DATASET ROWS —
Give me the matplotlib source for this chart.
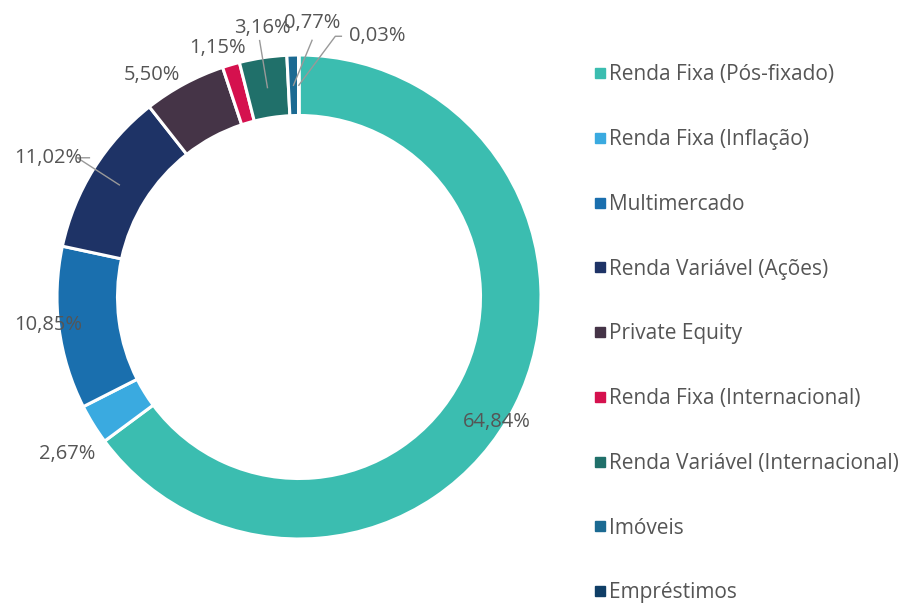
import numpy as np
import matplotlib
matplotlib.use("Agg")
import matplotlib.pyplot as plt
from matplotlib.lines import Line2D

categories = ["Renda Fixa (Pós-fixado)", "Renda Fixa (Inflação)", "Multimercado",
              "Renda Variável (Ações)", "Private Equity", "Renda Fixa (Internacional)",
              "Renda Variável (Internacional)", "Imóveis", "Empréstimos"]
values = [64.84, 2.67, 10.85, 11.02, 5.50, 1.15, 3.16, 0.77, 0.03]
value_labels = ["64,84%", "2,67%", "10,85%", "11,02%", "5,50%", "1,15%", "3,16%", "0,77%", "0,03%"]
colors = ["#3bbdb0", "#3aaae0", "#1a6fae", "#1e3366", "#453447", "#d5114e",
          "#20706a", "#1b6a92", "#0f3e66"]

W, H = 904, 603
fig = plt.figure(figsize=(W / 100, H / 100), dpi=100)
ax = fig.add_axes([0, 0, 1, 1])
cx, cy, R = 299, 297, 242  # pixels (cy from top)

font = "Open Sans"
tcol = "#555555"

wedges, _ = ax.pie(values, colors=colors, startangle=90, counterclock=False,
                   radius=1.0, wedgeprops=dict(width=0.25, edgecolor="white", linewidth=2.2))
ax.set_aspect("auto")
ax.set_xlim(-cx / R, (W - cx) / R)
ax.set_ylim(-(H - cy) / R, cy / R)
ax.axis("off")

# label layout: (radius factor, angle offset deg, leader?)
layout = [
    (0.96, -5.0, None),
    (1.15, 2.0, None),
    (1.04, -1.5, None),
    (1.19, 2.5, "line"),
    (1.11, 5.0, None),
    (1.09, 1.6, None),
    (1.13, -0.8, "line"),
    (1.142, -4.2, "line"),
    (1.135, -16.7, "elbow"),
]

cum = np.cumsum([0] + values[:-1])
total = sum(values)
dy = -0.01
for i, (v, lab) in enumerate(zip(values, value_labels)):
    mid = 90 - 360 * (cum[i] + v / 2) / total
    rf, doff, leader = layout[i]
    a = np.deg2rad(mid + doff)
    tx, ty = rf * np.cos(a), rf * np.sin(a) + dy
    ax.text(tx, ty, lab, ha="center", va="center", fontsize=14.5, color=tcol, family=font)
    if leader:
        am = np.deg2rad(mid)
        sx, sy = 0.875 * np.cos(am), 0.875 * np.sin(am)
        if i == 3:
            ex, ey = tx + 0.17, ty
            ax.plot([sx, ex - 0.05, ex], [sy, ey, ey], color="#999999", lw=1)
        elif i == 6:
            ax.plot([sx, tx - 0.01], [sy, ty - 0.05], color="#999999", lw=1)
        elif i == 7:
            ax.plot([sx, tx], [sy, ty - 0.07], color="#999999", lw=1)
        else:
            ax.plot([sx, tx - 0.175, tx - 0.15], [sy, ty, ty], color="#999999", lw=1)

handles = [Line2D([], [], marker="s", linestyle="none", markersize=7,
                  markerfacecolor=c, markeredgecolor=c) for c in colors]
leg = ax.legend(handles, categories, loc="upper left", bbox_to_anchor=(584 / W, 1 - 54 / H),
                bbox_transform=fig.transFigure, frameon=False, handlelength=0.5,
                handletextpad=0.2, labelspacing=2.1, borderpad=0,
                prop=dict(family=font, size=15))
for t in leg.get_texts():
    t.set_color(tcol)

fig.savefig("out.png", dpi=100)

---

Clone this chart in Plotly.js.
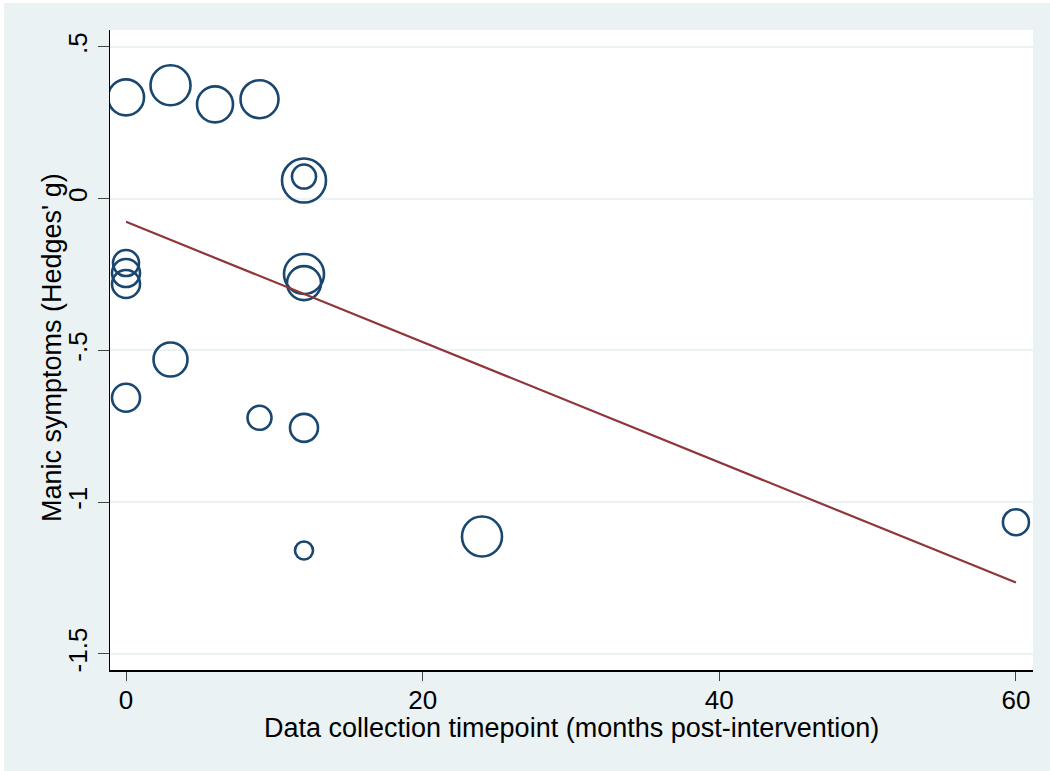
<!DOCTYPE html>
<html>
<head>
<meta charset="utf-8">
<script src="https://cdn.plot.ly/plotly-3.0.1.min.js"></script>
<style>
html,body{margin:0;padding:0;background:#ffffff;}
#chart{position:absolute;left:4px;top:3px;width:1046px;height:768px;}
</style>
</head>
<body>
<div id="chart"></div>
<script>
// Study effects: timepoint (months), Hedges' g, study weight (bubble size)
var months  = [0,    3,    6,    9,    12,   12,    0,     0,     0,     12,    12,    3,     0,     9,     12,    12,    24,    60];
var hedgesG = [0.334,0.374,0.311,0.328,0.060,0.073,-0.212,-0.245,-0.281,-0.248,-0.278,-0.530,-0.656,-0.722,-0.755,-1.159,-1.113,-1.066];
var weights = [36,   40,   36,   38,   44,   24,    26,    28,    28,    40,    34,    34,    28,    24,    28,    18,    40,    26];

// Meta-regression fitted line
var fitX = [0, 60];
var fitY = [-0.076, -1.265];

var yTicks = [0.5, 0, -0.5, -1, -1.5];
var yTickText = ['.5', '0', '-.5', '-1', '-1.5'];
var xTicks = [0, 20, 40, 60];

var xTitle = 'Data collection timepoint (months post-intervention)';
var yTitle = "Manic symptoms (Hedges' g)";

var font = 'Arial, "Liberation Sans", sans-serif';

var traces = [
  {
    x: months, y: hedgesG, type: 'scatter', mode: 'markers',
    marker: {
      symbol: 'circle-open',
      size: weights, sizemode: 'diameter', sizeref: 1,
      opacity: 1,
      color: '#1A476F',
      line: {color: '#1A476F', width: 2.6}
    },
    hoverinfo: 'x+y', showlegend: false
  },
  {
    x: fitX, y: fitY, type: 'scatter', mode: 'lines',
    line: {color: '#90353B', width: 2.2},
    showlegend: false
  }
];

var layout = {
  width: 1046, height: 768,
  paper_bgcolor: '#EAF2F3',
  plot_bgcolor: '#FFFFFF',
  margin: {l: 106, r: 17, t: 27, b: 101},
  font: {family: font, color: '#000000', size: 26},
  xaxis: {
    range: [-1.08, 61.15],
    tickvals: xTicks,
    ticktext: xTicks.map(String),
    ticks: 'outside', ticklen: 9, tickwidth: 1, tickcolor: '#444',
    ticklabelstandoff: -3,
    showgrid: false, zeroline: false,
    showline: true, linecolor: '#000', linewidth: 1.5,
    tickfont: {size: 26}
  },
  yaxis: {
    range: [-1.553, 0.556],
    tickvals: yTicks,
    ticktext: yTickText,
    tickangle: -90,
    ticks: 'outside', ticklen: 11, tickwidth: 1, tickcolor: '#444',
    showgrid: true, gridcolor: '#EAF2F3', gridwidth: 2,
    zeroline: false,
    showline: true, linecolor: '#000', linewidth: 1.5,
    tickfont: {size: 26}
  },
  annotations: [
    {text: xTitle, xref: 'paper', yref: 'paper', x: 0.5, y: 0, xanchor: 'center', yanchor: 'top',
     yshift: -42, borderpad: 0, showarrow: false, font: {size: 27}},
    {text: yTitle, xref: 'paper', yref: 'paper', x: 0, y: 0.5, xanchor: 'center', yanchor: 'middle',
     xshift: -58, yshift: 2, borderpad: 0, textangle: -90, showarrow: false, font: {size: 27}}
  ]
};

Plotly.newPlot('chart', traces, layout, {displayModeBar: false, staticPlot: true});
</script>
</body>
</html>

TASK BRIEF —
Give back exactly the lines from the one that holds "Give me the matplotlib source for this chart." to the one that holds "from matplotlib.lines import Line2D", with both ends and without the images.

FINAL ANSWER —
Give me the matplotlib source for this chart.
import numpy as np
import matplotlib
matplotlib.use("Agg")
import matplotlib.pyplot as plt
from matplotlib.lines import Line2D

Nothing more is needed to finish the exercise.